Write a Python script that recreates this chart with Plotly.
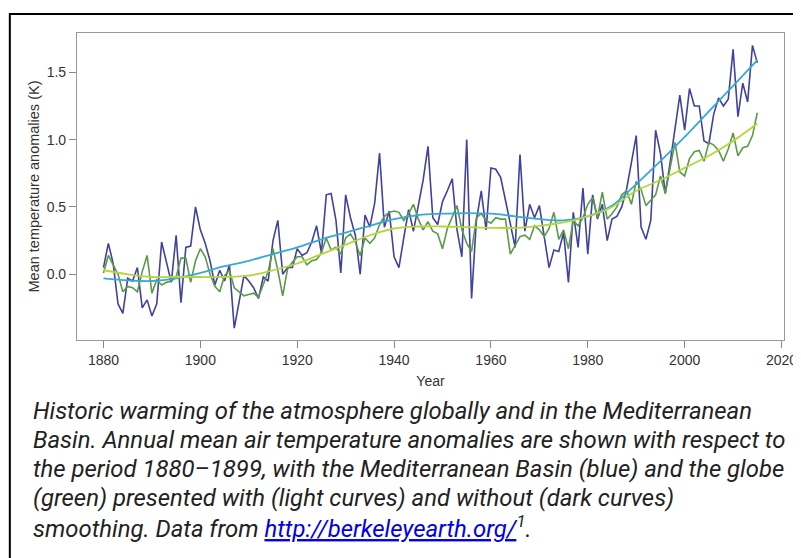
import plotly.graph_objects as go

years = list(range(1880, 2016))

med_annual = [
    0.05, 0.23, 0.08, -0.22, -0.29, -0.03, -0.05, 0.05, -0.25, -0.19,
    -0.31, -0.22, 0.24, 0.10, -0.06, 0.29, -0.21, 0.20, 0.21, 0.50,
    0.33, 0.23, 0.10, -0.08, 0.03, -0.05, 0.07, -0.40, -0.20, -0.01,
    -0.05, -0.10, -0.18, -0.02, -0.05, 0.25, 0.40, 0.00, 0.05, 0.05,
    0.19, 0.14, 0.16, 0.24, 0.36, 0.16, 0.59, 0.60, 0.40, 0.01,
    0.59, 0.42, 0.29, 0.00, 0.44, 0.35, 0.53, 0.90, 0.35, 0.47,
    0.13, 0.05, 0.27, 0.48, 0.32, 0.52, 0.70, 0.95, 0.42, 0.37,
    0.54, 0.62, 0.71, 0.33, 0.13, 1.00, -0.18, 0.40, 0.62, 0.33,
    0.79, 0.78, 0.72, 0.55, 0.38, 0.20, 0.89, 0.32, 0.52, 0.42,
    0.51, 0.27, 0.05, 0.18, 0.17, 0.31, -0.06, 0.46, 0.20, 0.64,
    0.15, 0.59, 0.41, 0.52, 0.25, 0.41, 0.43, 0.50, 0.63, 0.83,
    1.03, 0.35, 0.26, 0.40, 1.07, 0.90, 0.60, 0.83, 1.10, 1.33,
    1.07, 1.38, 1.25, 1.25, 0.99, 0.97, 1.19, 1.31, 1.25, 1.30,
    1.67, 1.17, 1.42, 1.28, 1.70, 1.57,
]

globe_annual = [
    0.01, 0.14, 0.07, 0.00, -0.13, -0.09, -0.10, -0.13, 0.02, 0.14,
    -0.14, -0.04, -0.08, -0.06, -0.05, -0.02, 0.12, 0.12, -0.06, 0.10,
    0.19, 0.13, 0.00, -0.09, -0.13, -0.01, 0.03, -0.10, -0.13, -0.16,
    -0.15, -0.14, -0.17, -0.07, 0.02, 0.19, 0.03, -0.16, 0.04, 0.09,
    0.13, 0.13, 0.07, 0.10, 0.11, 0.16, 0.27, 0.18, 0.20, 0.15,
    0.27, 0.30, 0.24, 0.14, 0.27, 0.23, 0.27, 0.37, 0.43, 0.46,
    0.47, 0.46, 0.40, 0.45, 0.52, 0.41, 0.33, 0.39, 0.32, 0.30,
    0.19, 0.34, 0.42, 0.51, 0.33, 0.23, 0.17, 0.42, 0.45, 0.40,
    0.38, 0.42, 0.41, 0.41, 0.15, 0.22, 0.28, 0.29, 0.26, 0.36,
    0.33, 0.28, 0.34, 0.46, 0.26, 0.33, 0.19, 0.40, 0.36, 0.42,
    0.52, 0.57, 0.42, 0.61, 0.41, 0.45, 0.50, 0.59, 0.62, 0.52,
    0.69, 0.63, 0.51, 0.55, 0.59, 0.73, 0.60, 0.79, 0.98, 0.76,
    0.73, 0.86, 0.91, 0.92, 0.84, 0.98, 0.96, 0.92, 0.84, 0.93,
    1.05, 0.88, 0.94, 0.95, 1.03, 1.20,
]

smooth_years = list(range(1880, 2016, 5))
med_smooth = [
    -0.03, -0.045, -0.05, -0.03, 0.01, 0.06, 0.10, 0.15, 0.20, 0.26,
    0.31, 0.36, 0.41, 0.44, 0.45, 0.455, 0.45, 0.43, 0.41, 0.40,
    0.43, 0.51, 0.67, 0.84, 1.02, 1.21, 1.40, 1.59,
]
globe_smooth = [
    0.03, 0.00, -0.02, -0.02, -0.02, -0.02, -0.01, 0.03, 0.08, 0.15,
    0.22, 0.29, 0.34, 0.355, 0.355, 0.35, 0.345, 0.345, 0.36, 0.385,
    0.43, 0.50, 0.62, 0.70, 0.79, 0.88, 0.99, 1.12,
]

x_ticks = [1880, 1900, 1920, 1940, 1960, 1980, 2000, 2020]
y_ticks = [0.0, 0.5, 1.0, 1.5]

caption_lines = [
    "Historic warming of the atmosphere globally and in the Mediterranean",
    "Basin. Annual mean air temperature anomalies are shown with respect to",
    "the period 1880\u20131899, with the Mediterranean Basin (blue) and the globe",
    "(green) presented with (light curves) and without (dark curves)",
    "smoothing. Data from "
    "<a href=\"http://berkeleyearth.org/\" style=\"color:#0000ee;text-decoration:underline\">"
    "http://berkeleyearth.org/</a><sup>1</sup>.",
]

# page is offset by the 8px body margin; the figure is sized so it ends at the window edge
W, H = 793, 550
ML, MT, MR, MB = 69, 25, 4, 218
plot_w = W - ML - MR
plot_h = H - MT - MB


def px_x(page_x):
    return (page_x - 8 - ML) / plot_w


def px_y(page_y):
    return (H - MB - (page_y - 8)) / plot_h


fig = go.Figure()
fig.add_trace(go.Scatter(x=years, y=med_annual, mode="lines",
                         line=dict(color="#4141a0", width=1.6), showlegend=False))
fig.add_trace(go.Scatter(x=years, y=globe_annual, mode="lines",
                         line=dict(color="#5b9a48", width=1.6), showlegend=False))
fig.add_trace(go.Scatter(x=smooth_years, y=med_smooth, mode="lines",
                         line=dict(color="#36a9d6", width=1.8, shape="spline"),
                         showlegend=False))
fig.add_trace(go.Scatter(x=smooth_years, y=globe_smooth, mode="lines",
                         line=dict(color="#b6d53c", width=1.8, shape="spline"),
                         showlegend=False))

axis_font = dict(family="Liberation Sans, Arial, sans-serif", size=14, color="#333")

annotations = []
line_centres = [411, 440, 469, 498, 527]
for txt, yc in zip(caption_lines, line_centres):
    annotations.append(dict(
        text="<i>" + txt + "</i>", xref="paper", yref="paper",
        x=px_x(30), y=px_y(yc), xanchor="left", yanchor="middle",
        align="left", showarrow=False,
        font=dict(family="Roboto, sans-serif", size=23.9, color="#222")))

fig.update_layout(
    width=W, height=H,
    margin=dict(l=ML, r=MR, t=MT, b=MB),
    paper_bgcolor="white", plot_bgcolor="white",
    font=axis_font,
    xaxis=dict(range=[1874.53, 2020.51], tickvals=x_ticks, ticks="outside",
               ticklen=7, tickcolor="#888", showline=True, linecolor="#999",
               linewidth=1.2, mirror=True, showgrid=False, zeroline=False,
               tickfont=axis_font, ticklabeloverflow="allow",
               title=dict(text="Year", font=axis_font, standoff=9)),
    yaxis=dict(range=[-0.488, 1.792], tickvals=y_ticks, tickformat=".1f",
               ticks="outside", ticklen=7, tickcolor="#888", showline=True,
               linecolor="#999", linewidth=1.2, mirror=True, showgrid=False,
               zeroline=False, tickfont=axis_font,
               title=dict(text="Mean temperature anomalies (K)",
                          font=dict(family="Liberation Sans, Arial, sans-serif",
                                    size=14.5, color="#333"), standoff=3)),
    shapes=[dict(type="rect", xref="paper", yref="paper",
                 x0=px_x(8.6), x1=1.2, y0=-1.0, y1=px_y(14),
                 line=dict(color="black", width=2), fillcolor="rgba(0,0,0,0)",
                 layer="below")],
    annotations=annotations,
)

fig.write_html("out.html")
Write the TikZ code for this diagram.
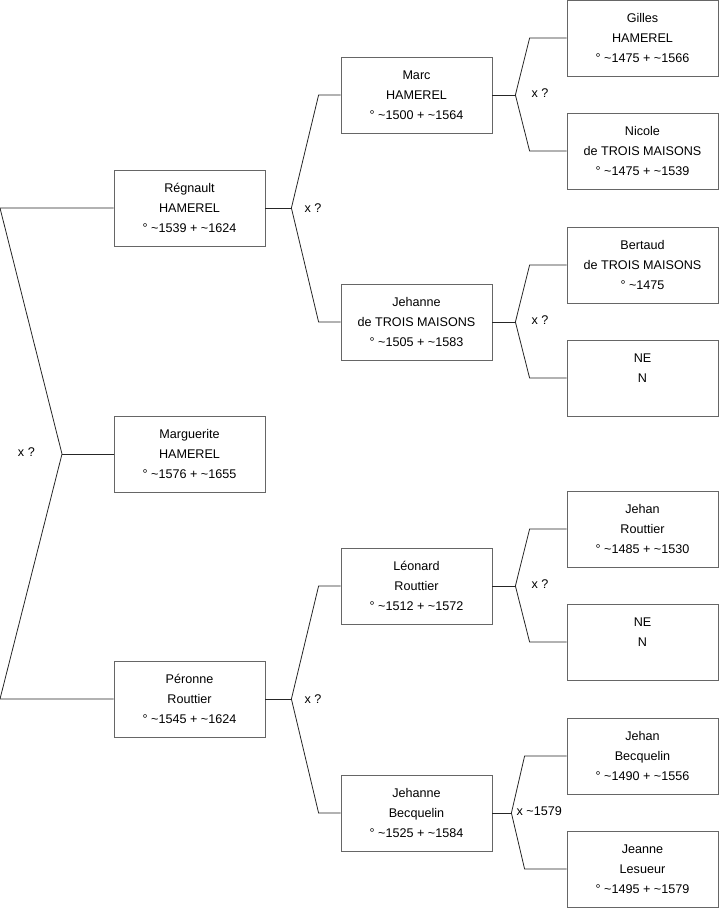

___

(What this task involves)
Repeat the material above in full and exactly, omitting the pictures.

(Response to this task)
Write a Python script that recreates this chart with Plotly.
import plotly.graph_objects as go

years = list(range(1880, 2016))

med_annual = [
    0.05, 0.23, 0.08, -0.22, -0.29, -0.03, -0.05, 0.05, -0.25, -0.19,
    -0.31, -0.22, 0.24, 0.10, -0.06, 0.29, -0.21, 0.20, 0.21, 0.50,
    0.33, 0.23, 0.10, -0.08, 0.03, -0.05, 0.07, -0.40, -0.20, -0.01,
    -0.05, -0.10, -0.18, -0.02, -0.05, 0.25, 0.40, 0.00, 0.05, 0.05,
    0.19, 0.14, 0.16, 0.24, 0.36, 0.16, 0.59, 0.60, 0.40, 0.01,
    0.59, 0.42, 0.29, 0.00, 0.44, 0.35, 0.53, 0.90, 0.35, 0.47,
    0.13, 0.05, 0.27, 0.48, 0.32, 0.52, 0.70, 0.95, 0.42, 0.37,
    0.54, 0.62, 0.71, 0.33, 0.13, 1.00, -0.18, 0.40, 0.62, 0.33,
    0.79, 0.78, 0.72, 0.55, 0.38, 0.20, 0.89, 0.32, 0.52, 0.42,
    0.51, 0.27, 0.05, 0.18, 0.17, 0.31, -0.06, 0.46, 0.20, 0.64,
    0.15, 0.59, 0.41, 0.52, 0.25, 0.41, 0.43, 0.50, 0.63, 0.83,
    1.03, 0.35, 0.26, 0.40, 1.07, 0.90, 0.60, 0.83, 1.10, 1.33,
    1.07, 1.38, 1.25, 1.25, 0.99, 0.97, 1.19, 1.31, 1.25, 1.30,
    1.67, 1.17, 1.42, 1.28, 1.70, 1.57,
]

globe_annual = [
    0.01, 0.14, 0.07, 0.00, -0.13, -0.09, -0.10, -0.13, 0.02, 0.14,
    -0.14, -0.04, -0.08, -0.06, -0.05, -0.02, 0.12, 0.12, -0.06, 0.10,
    0.19, 0.13, 0.00, -0.09, -0.13, -0.01, 0.03, -0.10, -0.13, -0.16,
    -0.15, -0.14, -0.17, -0.07, 0.02, 0.19, 0.03, -0.16, 0.04, 0.09,
    0.13, 0.13, 0.07, 0.10, 0.11, 0.16, 0.27, 0.18, 0.20, 0.15,
    0.27, 0.30, 0.24, 0.14, 0.27, 0.23, 0.27, 0.37, 0.43, 0.46,
    0.47, 0.46, 0.40, 0.45, 0.52, 0.41, 0.33, 0.39, 0.32, 0.30,
    0.19, 0.34, 0.42, 0.51, 0.33, 0.23, 0.17, 0.42, 0.45, 0.40,
    0.38, 0.42, 0.41, 0.41, 0.15, 0.22, 0.28, 0.29, 0.26, 0.36,
    0.33, 0.28, 0.34, 0.46, 0.26, 0.33, 0.19, 0.40, 0.36, 0.42,
    0.52, 0.57, 0.42, 0.61, 0.41, 0.45, 0.50, 0.59, 0.62, 0.52,
    0.69, 0.63, 0.51, 0.55, 0.59, 0.73, 0.60, 0.79, 0.98, 0.76,
    0.73, 0.86, 0.91, 0.92, 0.84, 0.98, 0.96, 0.92, 0.84, 0.93,
    1.05, 0.88, 0.94, 0.95, 1.03, 1.20,
]

smooth_years = list(range(1880, 2016, 5))
med_smooth = [
    -0.03, -0.045, -0.05, -0.03, 0.01, 0.06, 0.10, 0.15, 0.20, 0.26,
    0.31, 0.36, 0.41, 0.44, 0.45, 0.455, 0.45, 0.43, 0.41, 0.40,
    0.43, 0.51, 0.67, 0.84, 1.02, 1.21, 1.40, 1.59,
]
globe_smooth = [
    0.03, 0.00, -0.02, -0.02, -0.02, -0.02, -0.01, 0.03, 0.08, 0.15,
    0.22, 0.29, 0.34, 0.355, 0.355, 0.35, 0.345, 0.345, 0.36, 0.385,
    0.43, 0.50, 0.62, 0.70, 0.79, 0.88, 0.99, 1.12,
]

x_ticks = [1880, 1900, 1920, 1940, 1960, 1980, 2000, 2020]
y_ticks = [0.0, 0.5, 1.0, 1.5]

caption_lines = [
    "Historic warming of the atmosphere globally and in the Mediterranean",
    "Basin. Annual mean air temperature anomalies are shown with respect to",
    "the period 1880\u20131899, with the Mediterranean Basin (blue) and the globe",
    "(green) presented with (light curves) and without (dark curves)",
    "smoothing. Data from "
    "<a href=\"http://berkeleyearth.org/\" style=\"color:#0000ee;text-decoration:underline\">"
    "http://berkeleyearth.org/</a><sup>1</sup>.",
]

# page is offset by the 8px body margin; the figure is sized so it ends at the window edge
W, H = 793, 550
ML, MT, MR, MB = 69, 25, 4, 218
plot_w = W - ML - MR
plot_h = H - MT - MB


def px_x(page_x):
    return (page_x - 8 - ML) / plot_w


def px_y(page_y):
    return (H - MB - (page_y - 8)) / plot_h


fig = go.Figure()
fig.add_trace(go.Scatter(x=years, y=med_annual, mode="lines",
                         line=dict(color="#4141a0", width=1.6), showlegend=False))
fig.add_trace(go.Scatter(x=years, y=globe_annual, mode="lines",
                         line=dict(color="#5b9a48", width=1.6), showlegend=False))
fig.add_trace(go.Scatter(x=smooth_years, y=med_smooth, mode="lines",
                         line=dict(color="#36a9d6", width=1.8, shape="spline"),
                         showlegend=False))
fig.add_trace(go.Scatter(x=smooth_years, y=globe_smooth, mode="lines",
                         line=dict(color="#b6d53c", width=1.8, shape="spline"),
                         showlegend=False))

axis_font = dict(family="Liberation Sans, Arial, sans-serif", size=14, color="#333")

annotations = []
line_centres = [411, 440, 469, 498, 527]
for txt, yc in zip(caption_lines, line_centres):
    annotations.append(dict(
        text="<i>" + txt + "</i>", xref="paper", yref="paper",
        x=px_x(30), y=px_y(yc), xanchor="left", yanchor="middle",
        align="left", showarrow=False,
        font=dict(family="Roboto, sans-serif", size=23.9, color="#222")))

fig.update_layout(
    width=W, height=H,
    margin=dict(l=ML, r=MR, t=MT, b=MB),
    paper_bgcolor="white", plot_bgcolor="white",
    font=axis_font,
    xaxis=dict(range=[1874.53, 2020.51], tickvals=x_ticks, ticks="outside",
               ticklen=7, tickcolor="#888", showline=True, linecolor="#999",
               linewidth=1.2, mirror=True, showgrid=False, zeroline=False,
               tickfont=axis_font, ticklabeloverflow="allow",
               title=dict(text="Year", font=axis_font, standoff=9)),
    yaxis=dict(range=[-0.488, 1.792], tickvals=y_ticks, tickformat=".1f",
               ticks="outside", ticklen=7, tickcolor="#888", showline=True,
               linecolor="#999", linewidth=1.2, mirror=True, showgrid=False,
               zeroline=False, tickfont=axis_font,
               title=dict(text="Mean temperature anomalies (K)",
                          font=dict(family="Liberation Sans, Arial, sans-serif",
                                    size=14.5, color="#333"), standoff=3)),
    shapes=[dict(type="rect", xref="paper", yref="paper",
                 x0=px_x(8.6), x1=1.2, y0=-1.0, y1=px_y(14),
                 line=dict(color="black", width=2), fillcolor="rgba(0,0,0,0)",
                 layer="below")],
    annotations=annotations,
)

fig.write_html("out.html")
Write the TikZ code for this diagram.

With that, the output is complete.